◆ **Aim of the task**
No pictures belong in the copy; return exactly the lines from the one with "Generate a Python" through the one with "29, 24, 42]", both ends included, and nothing else.

— BEGIN Information given —

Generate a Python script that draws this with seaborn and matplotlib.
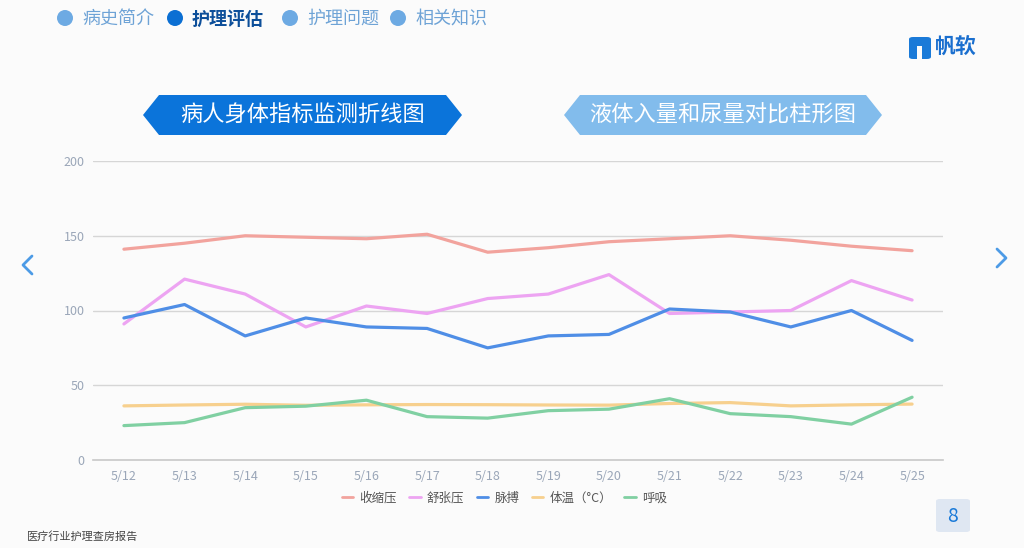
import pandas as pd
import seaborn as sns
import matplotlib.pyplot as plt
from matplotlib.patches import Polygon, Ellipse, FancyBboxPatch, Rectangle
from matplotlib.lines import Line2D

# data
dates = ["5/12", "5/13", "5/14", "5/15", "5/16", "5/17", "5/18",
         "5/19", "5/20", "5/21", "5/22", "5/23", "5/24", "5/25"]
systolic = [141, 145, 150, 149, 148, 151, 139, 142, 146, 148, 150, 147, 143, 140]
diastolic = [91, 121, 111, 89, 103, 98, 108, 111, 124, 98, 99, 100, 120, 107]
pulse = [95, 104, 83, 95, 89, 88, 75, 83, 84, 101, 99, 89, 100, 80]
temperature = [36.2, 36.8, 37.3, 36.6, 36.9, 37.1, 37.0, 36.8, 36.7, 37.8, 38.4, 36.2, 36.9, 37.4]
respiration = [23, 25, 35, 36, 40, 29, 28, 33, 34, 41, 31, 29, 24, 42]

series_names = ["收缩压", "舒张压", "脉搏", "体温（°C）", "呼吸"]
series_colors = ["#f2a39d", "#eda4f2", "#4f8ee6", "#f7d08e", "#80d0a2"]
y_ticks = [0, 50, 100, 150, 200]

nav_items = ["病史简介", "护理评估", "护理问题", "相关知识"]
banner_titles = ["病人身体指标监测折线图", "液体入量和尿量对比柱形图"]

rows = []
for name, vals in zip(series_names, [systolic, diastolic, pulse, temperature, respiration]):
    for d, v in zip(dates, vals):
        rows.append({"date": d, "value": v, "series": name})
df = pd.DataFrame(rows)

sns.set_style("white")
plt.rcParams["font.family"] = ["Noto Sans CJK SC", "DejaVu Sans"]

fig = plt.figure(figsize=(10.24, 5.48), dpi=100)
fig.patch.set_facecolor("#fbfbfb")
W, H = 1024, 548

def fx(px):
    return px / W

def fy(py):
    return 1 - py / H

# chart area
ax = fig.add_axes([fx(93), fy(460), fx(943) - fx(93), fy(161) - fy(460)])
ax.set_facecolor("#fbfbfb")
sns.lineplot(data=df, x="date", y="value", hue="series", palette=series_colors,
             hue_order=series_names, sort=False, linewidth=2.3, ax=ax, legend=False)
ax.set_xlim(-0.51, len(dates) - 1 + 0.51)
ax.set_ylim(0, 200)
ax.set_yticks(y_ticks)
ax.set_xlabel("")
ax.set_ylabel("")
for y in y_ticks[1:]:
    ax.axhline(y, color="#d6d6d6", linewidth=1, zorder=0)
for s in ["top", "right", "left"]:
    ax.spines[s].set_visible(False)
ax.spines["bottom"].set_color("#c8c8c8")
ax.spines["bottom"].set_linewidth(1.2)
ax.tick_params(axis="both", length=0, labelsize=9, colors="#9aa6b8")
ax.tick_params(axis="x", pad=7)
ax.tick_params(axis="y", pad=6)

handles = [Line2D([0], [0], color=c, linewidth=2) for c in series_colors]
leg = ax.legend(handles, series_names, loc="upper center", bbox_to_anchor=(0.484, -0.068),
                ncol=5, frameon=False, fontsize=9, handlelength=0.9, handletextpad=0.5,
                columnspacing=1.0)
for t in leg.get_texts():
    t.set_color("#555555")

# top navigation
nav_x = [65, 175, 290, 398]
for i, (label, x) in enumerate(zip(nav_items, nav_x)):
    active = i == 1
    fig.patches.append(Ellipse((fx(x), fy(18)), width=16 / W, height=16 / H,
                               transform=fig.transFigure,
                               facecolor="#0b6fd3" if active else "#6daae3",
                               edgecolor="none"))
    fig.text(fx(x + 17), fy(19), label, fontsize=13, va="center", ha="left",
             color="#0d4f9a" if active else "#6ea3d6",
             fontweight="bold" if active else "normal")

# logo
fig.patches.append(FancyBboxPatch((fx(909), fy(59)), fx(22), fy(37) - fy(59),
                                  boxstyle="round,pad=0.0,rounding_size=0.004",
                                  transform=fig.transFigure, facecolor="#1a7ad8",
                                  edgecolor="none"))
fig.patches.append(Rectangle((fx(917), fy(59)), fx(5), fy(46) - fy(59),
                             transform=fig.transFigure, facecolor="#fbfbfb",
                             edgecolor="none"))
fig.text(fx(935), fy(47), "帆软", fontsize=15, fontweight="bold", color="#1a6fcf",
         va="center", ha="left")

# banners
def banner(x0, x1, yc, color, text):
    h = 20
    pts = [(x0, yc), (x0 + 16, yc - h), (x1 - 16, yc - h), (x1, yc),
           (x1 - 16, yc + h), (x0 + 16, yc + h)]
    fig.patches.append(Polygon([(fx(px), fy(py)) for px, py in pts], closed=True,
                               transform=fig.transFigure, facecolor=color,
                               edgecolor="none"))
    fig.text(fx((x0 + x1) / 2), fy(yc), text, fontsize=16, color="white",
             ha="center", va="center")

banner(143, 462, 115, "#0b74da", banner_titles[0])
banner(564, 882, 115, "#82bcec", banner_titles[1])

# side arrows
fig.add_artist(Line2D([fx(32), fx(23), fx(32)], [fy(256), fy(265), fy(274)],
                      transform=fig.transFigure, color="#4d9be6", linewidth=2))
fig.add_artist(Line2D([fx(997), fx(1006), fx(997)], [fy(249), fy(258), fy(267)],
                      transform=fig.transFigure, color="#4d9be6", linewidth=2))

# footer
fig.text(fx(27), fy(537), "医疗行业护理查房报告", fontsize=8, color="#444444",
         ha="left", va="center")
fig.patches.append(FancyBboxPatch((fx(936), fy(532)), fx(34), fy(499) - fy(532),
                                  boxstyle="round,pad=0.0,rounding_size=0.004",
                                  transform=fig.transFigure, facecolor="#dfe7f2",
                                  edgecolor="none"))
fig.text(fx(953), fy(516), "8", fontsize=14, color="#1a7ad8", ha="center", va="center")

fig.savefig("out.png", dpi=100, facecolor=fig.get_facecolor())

— END Information given —
— BEGIN Information given —

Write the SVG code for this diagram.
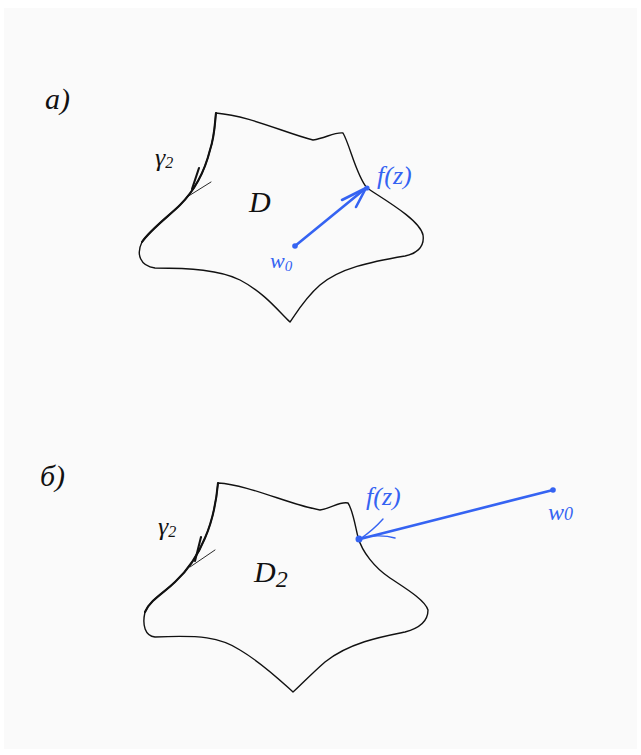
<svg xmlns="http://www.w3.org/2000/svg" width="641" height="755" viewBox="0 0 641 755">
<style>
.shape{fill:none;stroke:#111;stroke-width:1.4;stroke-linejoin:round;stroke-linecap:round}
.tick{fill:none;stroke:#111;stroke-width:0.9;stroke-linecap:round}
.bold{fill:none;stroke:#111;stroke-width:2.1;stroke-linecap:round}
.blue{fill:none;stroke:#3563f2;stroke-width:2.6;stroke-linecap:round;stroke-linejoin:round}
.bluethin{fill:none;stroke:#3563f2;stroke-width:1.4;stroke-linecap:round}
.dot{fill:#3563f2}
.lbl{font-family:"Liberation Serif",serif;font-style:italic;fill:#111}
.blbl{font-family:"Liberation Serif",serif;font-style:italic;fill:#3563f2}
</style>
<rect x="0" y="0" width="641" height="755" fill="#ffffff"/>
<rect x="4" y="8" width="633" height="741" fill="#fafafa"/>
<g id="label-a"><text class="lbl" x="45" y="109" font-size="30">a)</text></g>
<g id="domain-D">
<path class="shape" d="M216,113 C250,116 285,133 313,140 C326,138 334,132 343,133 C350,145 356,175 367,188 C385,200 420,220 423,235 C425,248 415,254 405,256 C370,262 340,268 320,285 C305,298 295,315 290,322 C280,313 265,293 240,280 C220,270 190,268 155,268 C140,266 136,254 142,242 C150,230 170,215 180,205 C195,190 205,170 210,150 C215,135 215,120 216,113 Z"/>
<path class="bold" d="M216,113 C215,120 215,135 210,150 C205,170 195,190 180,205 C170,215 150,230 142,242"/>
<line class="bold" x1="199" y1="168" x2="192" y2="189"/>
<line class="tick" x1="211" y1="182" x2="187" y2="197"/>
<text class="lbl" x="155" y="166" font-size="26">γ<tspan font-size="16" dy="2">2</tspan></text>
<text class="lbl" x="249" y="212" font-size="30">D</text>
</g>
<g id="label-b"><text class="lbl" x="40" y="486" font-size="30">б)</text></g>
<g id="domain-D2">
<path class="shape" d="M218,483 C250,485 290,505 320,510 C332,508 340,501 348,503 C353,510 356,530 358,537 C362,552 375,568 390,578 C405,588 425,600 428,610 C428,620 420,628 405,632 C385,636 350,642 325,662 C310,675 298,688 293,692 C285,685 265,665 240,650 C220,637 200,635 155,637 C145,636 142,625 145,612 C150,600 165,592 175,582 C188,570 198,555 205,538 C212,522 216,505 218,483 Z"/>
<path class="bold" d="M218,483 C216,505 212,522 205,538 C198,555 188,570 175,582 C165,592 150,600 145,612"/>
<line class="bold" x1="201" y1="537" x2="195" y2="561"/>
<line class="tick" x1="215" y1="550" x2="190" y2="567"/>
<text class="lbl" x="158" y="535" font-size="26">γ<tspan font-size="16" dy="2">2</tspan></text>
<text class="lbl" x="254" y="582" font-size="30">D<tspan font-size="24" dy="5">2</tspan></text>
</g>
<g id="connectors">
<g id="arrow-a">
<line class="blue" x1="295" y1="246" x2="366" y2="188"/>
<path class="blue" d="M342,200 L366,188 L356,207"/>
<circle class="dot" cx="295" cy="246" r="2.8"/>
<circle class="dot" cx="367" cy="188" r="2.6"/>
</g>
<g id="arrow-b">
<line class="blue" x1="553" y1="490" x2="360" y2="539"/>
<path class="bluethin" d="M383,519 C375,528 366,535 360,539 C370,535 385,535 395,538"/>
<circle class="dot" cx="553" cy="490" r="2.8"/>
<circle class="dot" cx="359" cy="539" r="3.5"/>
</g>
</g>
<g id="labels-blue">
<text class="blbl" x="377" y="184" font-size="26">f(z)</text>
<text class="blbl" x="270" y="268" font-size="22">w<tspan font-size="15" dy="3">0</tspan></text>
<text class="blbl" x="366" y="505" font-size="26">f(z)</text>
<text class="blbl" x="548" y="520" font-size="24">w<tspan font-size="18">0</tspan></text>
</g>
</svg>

— END Information given —
— BEGIN Information given —

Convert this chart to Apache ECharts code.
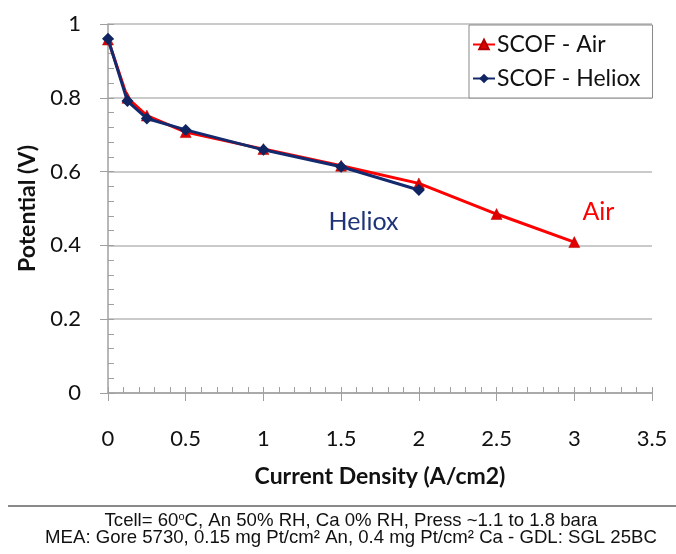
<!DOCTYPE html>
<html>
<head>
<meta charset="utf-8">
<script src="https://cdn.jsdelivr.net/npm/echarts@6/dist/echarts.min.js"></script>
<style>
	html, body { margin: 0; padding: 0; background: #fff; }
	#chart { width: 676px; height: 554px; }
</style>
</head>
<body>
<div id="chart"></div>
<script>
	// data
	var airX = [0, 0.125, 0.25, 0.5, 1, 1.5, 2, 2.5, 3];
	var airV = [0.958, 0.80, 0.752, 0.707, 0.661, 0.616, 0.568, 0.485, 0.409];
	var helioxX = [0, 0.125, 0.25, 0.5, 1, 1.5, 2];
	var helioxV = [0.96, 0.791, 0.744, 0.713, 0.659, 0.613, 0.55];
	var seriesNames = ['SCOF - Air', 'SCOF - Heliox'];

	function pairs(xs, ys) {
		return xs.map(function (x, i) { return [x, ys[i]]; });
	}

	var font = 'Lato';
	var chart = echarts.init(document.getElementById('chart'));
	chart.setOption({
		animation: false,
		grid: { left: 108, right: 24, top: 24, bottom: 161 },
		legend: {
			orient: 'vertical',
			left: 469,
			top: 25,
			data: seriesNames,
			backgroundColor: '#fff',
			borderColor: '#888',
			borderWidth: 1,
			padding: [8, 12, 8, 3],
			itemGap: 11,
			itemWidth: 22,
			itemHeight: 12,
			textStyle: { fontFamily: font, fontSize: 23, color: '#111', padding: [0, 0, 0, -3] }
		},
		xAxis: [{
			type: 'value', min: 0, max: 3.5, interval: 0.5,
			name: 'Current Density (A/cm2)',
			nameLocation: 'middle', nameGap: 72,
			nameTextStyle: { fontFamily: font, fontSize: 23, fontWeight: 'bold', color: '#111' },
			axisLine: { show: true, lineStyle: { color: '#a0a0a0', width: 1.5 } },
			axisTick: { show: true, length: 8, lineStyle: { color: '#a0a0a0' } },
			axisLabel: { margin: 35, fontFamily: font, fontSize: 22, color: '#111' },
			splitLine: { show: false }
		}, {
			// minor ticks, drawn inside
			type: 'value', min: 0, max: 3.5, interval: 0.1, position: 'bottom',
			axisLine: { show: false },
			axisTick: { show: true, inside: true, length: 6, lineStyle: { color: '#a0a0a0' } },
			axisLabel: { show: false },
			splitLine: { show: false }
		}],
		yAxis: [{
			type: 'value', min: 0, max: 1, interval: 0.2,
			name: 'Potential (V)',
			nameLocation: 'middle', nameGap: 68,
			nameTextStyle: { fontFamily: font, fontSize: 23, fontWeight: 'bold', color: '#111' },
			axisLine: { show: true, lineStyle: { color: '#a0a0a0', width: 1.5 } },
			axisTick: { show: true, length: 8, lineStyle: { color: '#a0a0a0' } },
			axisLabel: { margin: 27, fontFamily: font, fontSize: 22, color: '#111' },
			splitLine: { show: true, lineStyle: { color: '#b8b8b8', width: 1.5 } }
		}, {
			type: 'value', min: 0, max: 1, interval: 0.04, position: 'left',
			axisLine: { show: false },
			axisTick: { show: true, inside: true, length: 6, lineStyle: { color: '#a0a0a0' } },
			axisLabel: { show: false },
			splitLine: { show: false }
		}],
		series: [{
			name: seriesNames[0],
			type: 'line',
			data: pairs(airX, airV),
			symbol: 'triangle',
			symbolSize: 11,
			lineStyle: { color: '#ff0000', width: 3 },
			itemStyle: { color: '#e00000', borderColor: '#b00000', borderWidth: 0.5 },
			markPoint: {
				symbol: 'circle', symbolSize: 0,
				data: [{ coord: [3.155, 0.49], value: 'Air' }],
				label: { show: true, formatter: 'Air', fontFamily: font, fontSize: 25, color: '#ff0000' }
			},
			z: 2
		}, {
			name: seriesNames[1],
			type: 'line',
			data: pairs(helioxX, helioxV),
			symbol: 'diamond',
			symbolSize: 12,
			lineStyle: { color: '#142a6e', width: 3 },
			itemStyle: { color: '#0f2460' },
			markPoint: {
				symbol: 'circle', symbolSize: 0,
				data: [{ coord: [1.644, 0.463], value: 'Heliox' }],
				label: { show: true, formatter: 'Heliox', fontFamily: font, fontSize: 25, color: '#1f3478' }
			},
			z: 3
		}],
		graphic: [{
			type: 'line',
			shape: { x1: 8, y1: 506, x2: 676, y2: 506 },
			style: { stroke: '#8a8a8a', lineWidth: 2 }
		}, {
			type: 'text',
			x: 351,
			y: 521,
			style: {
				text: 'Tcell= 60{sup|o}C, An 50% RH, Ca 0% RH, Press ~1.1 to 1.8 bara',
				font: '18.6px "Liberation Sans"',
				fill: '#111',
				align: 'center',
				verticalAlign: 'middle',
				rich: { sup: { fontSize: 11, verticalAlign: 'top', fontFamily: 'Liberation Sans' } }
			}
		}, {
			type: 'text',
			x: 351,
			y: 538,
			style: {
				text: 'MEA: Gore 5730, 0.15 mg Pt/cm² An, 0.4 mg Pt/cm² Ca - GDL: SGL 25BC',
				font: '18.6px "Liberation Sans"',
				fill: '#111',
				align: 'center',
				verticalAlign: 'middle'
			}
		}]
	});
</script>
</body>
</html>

— END Information given —

◆ **Expected answer**
Generate a Python script that draws this with seaborn and matplotlib.
import pandas as pd
import seaborn as sns
import matplotlib.pyplot as plt
from matplotlib.patches import Polygon, Ellipse, FancyBboxPatch, Rectangle
from matplotlib.lines import Line2D

# data
dates = ["5/12", "5/13", "5/14", "5/15", "5/16", "5/17", "5/18",
         "5/19", "5/20", "5/21", "5/22", "5/23", "5/24", "5/25"]
systolic = [141, 145, 150, 149, 148, 151, 139, 142, 146, 148, 150, 147, 143, 140]
diastolic = [91, 121, 111, 89, 103, 98, 108, 111, 124, 98, 99, 100, 120, 107]
pulse = [95, 104, 83, 95, 89, 88, 75, 83, 84, 101, 99, 89, 100, 80]
temperature = [36.2, 36.8, 37.3, 36.6, 36.9, 37.1, 37.0, 36.8, 36.7, 37.8, 38.4, 36.2, 36.9, 37.4]
respiration = [23, 25, 35, 36, 40, 29, 28, 33, 34, 41, 31, 29, 24, 42]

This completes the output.